If you have created an awesome hot sauce recipe that you are super proud of and you want to share it with other people…then you need to know some foods that it will pair well with. If you want to sell your sauce to a mass audience, suggesting food pairings is a great marketing tactic.
All hot sauces have one thing in common…heat. Sometimes described as spicey, tangy, poignant, zesty, scorching, or tongue-numbing, they will have flavor profiles and flavor undertones within the sauce as well.
Hot sauce can be paired with foods by knowing the flavor profile and defining the secondary flavors of the hot sauce. A gourmet hot sauce may use many different ingredients, and this creates flavor undertones either at the beginning, middle, or end of the sample.
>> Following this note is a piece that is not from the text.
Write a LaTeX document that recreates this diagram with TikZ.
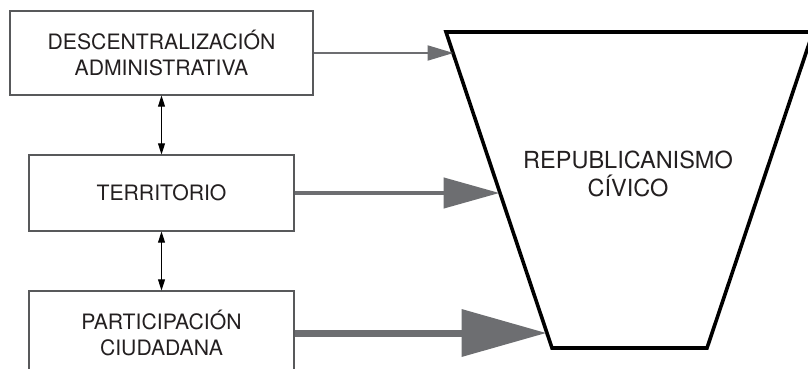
\documentclass[tikz,border=0pt]{standalone}
\usepackage{fontspec}
\setmainfont{TeX Gyre Heros}
\usetikzlibrary{arrows.meta}
\definecolor{boxline}{HTML}{58595B}
\definecolor{inkc}{HTML}{231F20}
\definecolor{flowgray}{HTML}{6D6E71}
\begin{document}
\begin{tikzpicture}[x=1pt,y=-1pt,
  box/.style={draw=boxline,line width=1.3pt,inner sep=0pt,align=center,
    text=inkc,font=\fontsize{21.2}{26}\selectfont},
  link/.style={draw=black,line width=0.9pt,{Triangle[length=11pt,width=7pt]}-{Triangle[length=11pt,width=7pt]}},
  flow/.style={draw=flowgray,fill=flowgray}]
\useasboundingbox (0,0) rectangle (808,369);
\clip (0,0) rectangle (808,369);

% left column of factors
\node[box,minimum width=303pt,minimum height=84pt] (b1) at (161.5,53)
  {DESCENTRALIZACIÓN\\ADMINISTRATIVA};
\node[box,minimum width=265pt,minimum height=76pt] (b2) at (161.5,193)
  {TERRITORIO};
\node[box,minimum width=265pt,minimum height=84pt] (b3) at (161.5,333)
  {PARTICIPACIÓN\\CIUDADANA};

% funnel
\coordinate (tl) at (446,32);
\coordinate (tr) at (813,32);
\coordinate (br) at (707,348);
\coordinate (bl) at (552,348);
\draw[line width=3.6pt,line join=miter] (tl) -- (tr) -- (br) -- (bl) -- cycle;
\node[text=inkc,align=center,font=\fontsize{23.5}{28}\selectfont] (rc) at (628,174)
  {REPUBLICANISMO\\CÍVICO};

% entry points on the funnel's left side
\coordinate (p1) at (453.5,53);
\coordinate (p2) at (499.5,193);
\coordinate (p3) at (546.5,333);

% mutual links between factors
\draw[link] (b1.south) -- (b2.north);
\draw[link] (b2.south) -- (b3.north);

% weighted flows into the funnel
\draw[flow,line width=2pt,-{Triangle[length=26pt,width=15pt]}] (b1.east) -- (p1);
\draw[flow,line width=4.5pt,-{Triangle[length=56pt,width=30pt]}] (b2.east) -- (p2);
\draw[flow,line width=7pt,-{Triangle[length=85pt,width=46pt]}] (b3.east) -- (p3);
\end{tikzpicture}
\end{document}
It is the flavor profiles from the undertones that reflect the foods that a hot sauce goes well with. The flavors, along with the heat of a hot sauce are a great addition to many foods.
Just eat it
One of the best ways to determine if a hot sauce goes well with certain foods is to just eat it along with some of your favorite meals. Considering all the different varieties of hot sauce and ALL of the possible food combinations…this process could be endless.
Tasting a hot sauce on its own will give you its purest flavor. Know your tolerance to heat and research the sauce you have chosen. If you make your hot sauces, then you should already be aware of the heat level and the base flavor.
Know your sauce
Before you begin dumping your hot sauce all over every kind of food you should understand the flavor profile and style of the sauce. Hot sauce can fall under one of the five flavor profiles: sweet, sour, salty, bitter, spicey, and umami as well as having flavor undertones. It is not uncommon for a hot sauce to fall under one of these flavor profiles, although bitter is not a common hot sauce flavor profile.
I taste all my sauces plain in very small doses. I will do this at various moments of processing and various times of the day, but my taste buds seem the most refreshed in the morning. I then use a specific brand of tortilla chip to taste test my hot sauces to determine if the flavors will cut through a simple flavor of a chip.
Flavors hit certain taste receptors on the tongue, and they will generally be perceived before the heat. These receptors that connect your tongue to these flavors are at certain locations on the tongue and the heat can also be “tasted” differently. Certain varieties of peppers will hit areas of the mouth, tongue, and throat differently and can create complex flavor profiles. Once the flavor profile and undertones have been established the hot sauce can then be consumed with foods that combine well with these profiles.
How does texture play a role in pairing a hot sauce?
Texture can be an important part of enjoying many different types of foods. Most hot sauces will have a thin to medium consistency to them but the foods they are paired with usually have a different contrasting texture. The thin texture of a hot sauce allows it to cover a large portion of a dish and not just be sporadically dispersed throughout.
Hot sauce is between a watery and creamy texture
There are only about five textures in foods, and they are watery, creamy, chewy, firm, and crunchy. Understand these textures for pairing a hot sauce with food. Often the best pairings to complement textures are opposites like creamy and crunchy. Therefore, I sample my new hot sauces with a crunchy tortilla chip to start with and move on to more common foods that pair well with a hot sauce.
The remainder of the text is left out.